L’amour sous algorithme

L’amour sous algorithme c’est-à-dire ? Selon une étude Ifop publiée en décembre 2020 1 français sur 3 est présent sur une application de rencontre en ligne. Un phénomène de société qui s’amplifie avec les confinements. Ceci a un impact sur nos modes de rencontres, sur notre société et nos relations. L’application la plus connue (et la plus lucrative !) est Tinder. Dans son ouvrage L’amour sous algorithme Judith Duportail analyse son fonctionnement.
Judith Duportail, « la Française qui a défié Tinder »

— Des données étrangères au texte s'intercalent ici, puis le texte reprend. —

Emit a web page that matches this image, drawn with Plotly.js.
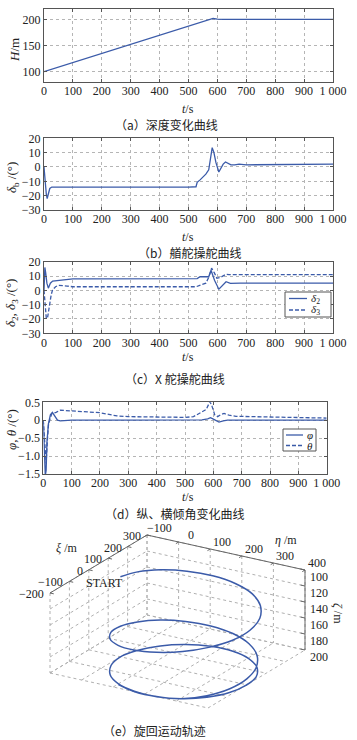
<!DOCTYPE html>
<html>
<head>
<meta charset="utf-8">
<script src="https://cdn.plot.ly/plotly-3.0.1.min.js"></script>
<style>html,body{margin:0;padding:0;background:#fff;}#chart{width:357px;height:740px;}</style>
</head>
<body>
<div id="chart"></div>
<script>
// ---------- data ----------
const tickT = [0,100,200,300,400,500,600,700,800,900,1000];
const tickTText = ['0','100','200','300','400','500','600','700','800','900','1 000'];

// (a) depth
const tH = [0,100,200,300,400,500,550,570,585,600,620,700,800,900,1000];
const H  = [100,117.4,134.8,152.2,169.6,187,195.5,199,201.8,200.6,200,200,200,200,200];

// (b) bow rudder
const tB = [0,3,8,11,15,20,27,40,100,200,300,400,500,526,530,540,560,570,577,582,588,595,605,612,620,628,637,647,660,675,700,800,880,900,1000];
const deltaB = [0,-8,-19,-22,-18,-15,-14,-14,-14,-14.5,-14.3,-14.2,-14,-13.8,-10.7,-9,-5,-2,6,13.5,10,3,-3.5,-1,2,3.5,2.5,1.5,1.5,2,1.5,1.5,1.5,2,2];

// (c) X rudder
const t2 = [0,3,6,10,15,22,30,50,80,100,150,300,500,530,540,570,578,590,605,615,630,645,660,680,1000];
const delta2 = [0,16,12,5,1.5,5,6.5,7,7.5,8,8,8,8,8.2,9.5,9.5,14,7,0.8,3,6,4.8,5,5,5];
const t3 = [0,4,8,12,16,20,25,30,40,50,60,80,100,200,300,400,500,526,545,560,570,580,590,598,610,620,630,640,700,1000];
const delta3 = [0,-12,-19.5,-19.5,-14,-8,-3,0.5,2.5,3.5,3.5,3,2.5,2.5,2.5,2.5,2.5,2.5,4,5,9,15.5,12,8.5,9,10,11.2,11,11,11];

// (d) roll / pitch
const tPhi = [0,3,7,10,13,18,25,32,40,50,60,100,300,500,560,580,590,600,610,620,635,650,700,1000];
const phi  = [0,-0.6,-1.55,-1.4,-0.6,-0.1,0.15,0.22,0.12,0,-0.02,0,0,0,0.01,0.04,0.07,0.03,-0.02,-0.05,-0.02,0,0,0];
const tTheta = [0,3,7,10,14,18,24,30,36,45,60,80,120,200,260,300,400,500,530,550,560,575,588,595,605,615,625,638,655,680,800,1000];
const theta  = [0,-0.4,-1.1,-1.2,-0.6,-0.15,0.05,0.18,0.2,0.22,0.28,0.27,0.25,0.21,0.12,0.1,0.09,0.08,0.1,0.18,0.22,0.3,0.52,0.4,0.15,0.1,0.15,0.19,0.14,0.11,0.09,0.06];

// (e) turning trajectory (η, ξ, ζ in m)
const eta  = [0,10,45,100,167,240,307,360,397,410,398,360,305,237,165,100,47,12,
              0,12,47,100,165,235,300,353,388,400,388,353,300,235,165,100,47,12,
              0,14,50,103,168,238,303,356,391,400,390,356,303,238,168,103];
const xi   = [0,72,135,180,204,204,180,135,72,0,-70,-131,-176,-200,-200,-175,-130,-68,
              0,68,129,173,197,197,173,129,68,0,-68,-129,-173,-197,-197,-173,-129,-68,
              -4,63,124,168,192,192,168,124,63,-5,-73,-134,-178,-200,-200,-178];
const zeta = [100,103.4,106.9,110.3,113.7,117.2,120.6,124,127.5,130.9,134.3,137.7,141.2,144.6,148,151.5,154.9,158.3,
              161.8,165.2,168.6,172.1,175.5,178.9,182.3,185.8,189.2,192.6,196.1,199,201,200.5,200,200,200,200,
              200,200,200,200,200,200,200,200,200,200,200,200,200,200,200,200];
const etaTicks  = [-100,0,100,200,300,400];
const xiTicks   = [-200,-100,0,100,200,300];
const zetaTicks = [100,120,140,160,180,200];

// ---------- style ----------
const LC = '#3b5ba9';
const FONT = 'Liberation Serif, Times New Roman, serif';
const CJK = 'Noto Sans CJK SC, sans-serif';
const W = 357, Hh = 740;
const px = v => v / W, py = v => 1 - v / Hh;

function xax(dom, anchor){
  return {domain: dom, anchor: anchor, range:[0,1000], tickvals: tickT, ticktext: tickTText,
    showline:true, mirror:'ticks', linecolor:'#555', linewidth:1, ticks:'inside', ticklen:3, tickcolor:'#555',
    showgrid:true, gridcolor:'#b5b5b5', griddash:'dot', gridwidth:1, zeroline:false, ticklabelstandoff:-2,
    tickfont:{family:FONT, size:12, color:'#222'}, fixedrange:true};
}
function yax(dom, anchor, range, tv, tt){
  const o = {domain: dom, anchor: anchor, range: range, tickvals: tv,
    showline:true, mirror:'ticks', linecolor:'#555', linewidth:1, ticks:'inside', ticklen:3, tickcolor:'#555',
    showgrid:true, gridcolor:'#b5b5b5', griddash:'dot', gridwidth:1, zeroline:false,
    tickfont:{family:FONT, size:12, color:'#222'}, fixedrange:true};
  if (tt) o.ticktext = tt;
  return o;
}

// ---------- 3D -> 2D orthographic projection (pixel units of the hidden axis x5/y5) ----------
const E0 = etaTicks[0], X0 = xiTicks[0], Z0 = zetaTicks[0];
function proj(e, x, z){
  return [50 + 0.316*(e - E0) + 0.194*(x - X0), 593 + 0.07*(e - E0) - 0.116*(x - X0) + 0.8*(z - Z0)];
}
function segs(list){
  const X = [], Y = [];
  list.forEach(([a, b]) => { const p = proj(...a), q = proj(...b); X.push(p[0], q[0], null); Y.push(p[1], q[1], null); });
  return {X, Y};
}
const eMin = etaTicks[0], eMax = etaTicks[etaTicks.length-1];
const xMin = xiTicks[0], xMax = xiTicks[xiTicks.length-1];
const zTop = zetaTicks[0], zBot = zetaTicks[zetaTicks.length-1];
const gridList = [];
xiTicks.forEach(x => { gridList.push([[eMin,x,zTop],[eMin,x,zBot]]); gridList.push([[eMin,x,zBot],[eMax,x,zBot]]); });
zetaTicks.forEach(z => { gridList.push([[eMin,xMin,z],[eMin,xMax,z]]); gridList.push([[eMin,xMax,z],[eMax,xMax,z]]); });
etaTicks.forEach(e => { gridList.push([[e,xMax,zTop],[e,xMax,zBot]]); gridList.push([[e,xMin,zBot],[e,xMax,zBot]]); });
const grid = segs(gridList);
const axList = [[[eMin,xMin,zTop],[eMin,xMax,zTop]], [[eMin,xMax,zTop],[eMax,xMax,zTop]], [[eMax,xMax,zTop],[eMax,xMax,zBot]]];
xiTicks.forEach(x => axList.push([[eMin,x,zTop],[eMin+12,x,zTop]]));
etaTicks.forEach(e => axList.push([[e,xMax,zTop],[e,xMax-14,zTop]]));
zetaTicks.forEach(z => axList.push([[eMax,xMax,z],[eMax-14,xMax,z]]));
const axl = segs(axList);
const traj = {X: [], Y: []};
eta.forEach((e, i) => { const p = proj(e, xi[i], zeta[i]); traj.X.push(p[0]); traj.Y.push(p[1]); });

const traces = [
  {x:tH, y:H, xaxis:'x', yaxis:'y', mode:'lines', line:{color:LC, width:1.3}, showlegend:false},
  {x:tB, y:deltaB, xaxis:'x2', yaxis:'y2', mode:'lines', line:{color:LC, width:1.3}, showlegend:false},
  {x:t2, y:delta2, xaxis:'x3', yaxis:'y3', mode:'lines', line:{color:LC, width:1.3}, showlegend:false},
  {x:t3, y:delta3, xaxis:'x3', yaxis:'y3', mode:'lines', line:{color:LC, width:1.3, dash:'4px,2px'}, showlegend:false},
  {x:tPhi, y:phi, xaxis:'x4', yaxis:'y4', mode:'lines', line:{color:LC, width:1.3}, showlegend:false},
  {x:tTheta, y:theta, xaxis:'x4', yaxis:'y4', mode:'lines', line:{color:LC, width:1.3, dash:'4px,2px'}, showlegend:false},
  {x:grid.X, y:grid.Y, xaxis:'x5', yaxis:'y5', mode:'lines', line:{color:'#b0b0b0', width:1, dash:'dot'}, showlegend:false, hoverinfo:'skip'},
  {x:axl.X, y:axl.Y, xaxis:'x5', yaxis:'y5', mode:'lines', line:{color:'#666', width:1}, showlegend:false, hoverinfo:'skip'},
  {x:traj.X, y:traj.Y, xaxis:'x5', yaxis:'y5', mode:'lines', line:{color:LC, width:1.5, shape:'spline', smoothing:1}, showlegend:false, hoverinfo:'skip'}
];

const dA = [py(82), py(9)], dB = [py(210), py(138.3)], dC = [py(333.3), py(261.7)], dD = [py(474), py(402.3)];
const xdom = [px(44), px(333)], xdomD = [px(43.3), px(326.7)];

const T = (o) => Object.assign({showarrow:false, font:{family:FONT, size:12, color:'#222'}}, o);
function cap(text, x, y){ return {text:text, x:px(x), y:py(y), xref:'paper', yref:'paper', showarrow:false, xanchor:'center', yanchor:'middle', font:{family:CJK, size:12, color:'#222'}}; }
function ytl(text, x, y){ return {text:text, x:px(x), y:py(y), xref:'paper', yref:'paper', showarrow:false, textangle:-90, xanchor:'center', yanchor:'middle', font:{family:FONT, size:13, color:'#222'}}; }
function xtl(y){ return {text:'<i>t</i>/s', x:px(188), y:py(y), xref:'paper', yref:'paper', showarrow:false, xanchor:'center', yanchor:'middle', font:{family:FONT, size:12, color:'#222'}}; }

// manual legends (paper coords, pixels)
const shapes = [];
const legAnn = [];
function legend(x0, y0, x1, y1, items){
  shapes.push({type:'rect', xref:'paper', yref:'paper', x0:px(x0), x1:px(x1), y0:py(y0), y1:py(y1), line:{color:'#555', width:1}, fillcolor:'#fff', layer:'above'});
  items.forEach(it => {
    shapes.push({type:'line', xref:'paper', yref:'paper', x0:px(it.lx0), x1:px(it.lx1), y0:py(it.y), y1:py(it.y), line:{color:LC, width:1.3, dash:it.dash}, layer:'above'});
    legAnn.push({text:it.text, x:px(it.tx), y:py(it.y), xref:'paper', yref:'paper', showarrow:false, xanchor:'left', yanchor:'middle', font:{family:FONT, size:11, color:'#222'}});
  });
}
legend(285, 292, 331, 317, [
  {lx0:289, lx1:307, tx:309, y:298.5, dash:'solid', text:'<i>δ</i><sub>2</sub>'},
  {lx0:289, lx1:307, tx:309, y:310, dash:'4px,2px', text:'<i>δ</i><sub>3</sub>'}]);
legend(283, 429, 316, 451, [
  {lx0:286, lx1:303, tx:305, y:435, dash:'solid', text:'<i>φ</i>'},
  {lx0:286, lx1:303, tx:305, y:445.5, dash:'4px,2px', text:'<i>θ</i>'}]);

// 3D labels
const ann3 = [];
xiTicks.forEach(x => { const p = proj(eMin, x, zTop); ann3.push(T({text:String(x).replace('-', '−'), x:p[0]-4, y:p[1]+1, xref:'x5', yref:'y5', xanchor:'right', yanchor:'middle'})); });
etaTicks.forEach(e => { const p = proj(e, xMax, zTop); ann3.push(T({text:String(e).replace('-', '−'), x:p[0]+12, y:p[1]-7, xref:'x5', yref:'y5', xanchor:'center', yanchor:'middle'})); });
zetaTicks.forEach(z => { const p = proj(eMax, xMax, z); ann3.push(T({text:String(z), x:p[0]+3, y:p[1]+7, xref:'x5', yref:'y5', xanchor:'left', yanchor:'middle'})); });
ann3.push(T({text:'<i>ξ</i> /m', x:66, y:548, xref:'x5', yref:'y5', xanchor:'center', yanchor:'middle'}));
ann3.push(T({text:'<i>η</i> /m', x:286, y:540, xref:'x5', yref:'y5', xanchor:'center', yanchor:'middle'}));
ann3.push(T({text:'<i>ζ</i> /m', x:338, y:613, xref:'x5', yref:'y5', xanchor:'center', yanchor:'middle', textangle:90}));
const sp = proj(eta[0], xi[0], zeta[0]);
ann3.push(T({text:'START', x:sp[0]+5, y:sp[1]+6, xref:'x5', yref:'y5', xanchor:'right', yanchor:'middle'}));

const layout = {
  width: W, height: Hh, margin:{l:0,r:0,t:0,b:0}, paper_bgcolor:'#fff', plot_bgcolor:'#fff', showlegend:false,
  xaxis: xax(xdom,'y'), yaxis: yax(dA,'x',[80,220],[100,150,200]),
  xaxis2: xax(xdom,'y2'), yaxis2: yax(dB,'x2',[-30,20],[-30,-20,-10,0,10,20]),
  xaxis3: xax(xdom,'y3'), yaxis3: yax(dC,'x3',[-30,20],[-30,-20,-10,0,10,20]),
  xaxis4: xax(xdomD,'y4'), yaxis4: yax(dD,'x4',[-1.5,0.5],[-1.5,-1,-0.5,0,0.5],['−1.5','−1.0','−0.5','0','0.5']),
  xaxis5: {domain:[0,1], anchor:'y5', range:[0,W], visible:false, fixedrange:true},
  yaxis5: {domain:[0, py(520)], anchor:'x5', range:[Hh,520], visible:false, fixedrange:true},
  shapes: shapes,
  annotations: [
    ytl('<i>H</i>/m', 15, 50), ytl('<i>δ</i><sub>b</sub> /(°)', 12, 178), ytl('<i>δ</i><sub>2</sub>, <i>δ</i><sub>3</sub> /(°)', 12, 303), ytl('<i>φ</i>, <i>θ</i> /(°)', 12, 430),
    xtl(109), xtl(237), xtl(357), xtl(497),
    cap('（a）深度变化曲线', 166, 125), cap('（b）艏舵操舵曲线', 189, 252), cap('（c）X 舵操舵曲线', 175, 378),
    cap('（d）纵、横倾角变化曲线', 174, 513), cap('（e）旋回运动轨迹', 154, 730)
  ].concat(legAnn, ann3)
};

Plotly.newPlot('chart', traces, layout, {displayModeBar:false, staticPlot:true});
</script>
</body>
</html>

Journaliste française indépendante d’une trentaine d’années Judith Duportail s’interroge sur l’influence des réseaux sociaux et les relations amoureuses. Elle écrit des articles en français et en anglais pour The Guardian, Aeon, Les Inrocks, Grazia, etc. Judith collabore aussi avec des ONG de défense des droits numériques. Elle est également conférencière et enseignante. Engagée, elle a co-fondé le collectif de journalistes indépendantes et féministes les Journalopes. En 2019 elle a écrit L’amour sous algorithme (La goutte d’Or) sur le fonctionnement de Tinder. Et en Mai 2021 elle a publié Dating Fatigue (Editions de l’Observatoire) où elle s’interroge sur le couple, la rencontre et le célibat. Enfin elle est reconnue mondialement pour son expertise sur les applications de rencontre.

Tinder : passion…
L’amour sous algorithme est un documentaire-témoignage. Le récit de la vie de l’autrice se mêle à son enquête sur le fonctionnement de Tinder.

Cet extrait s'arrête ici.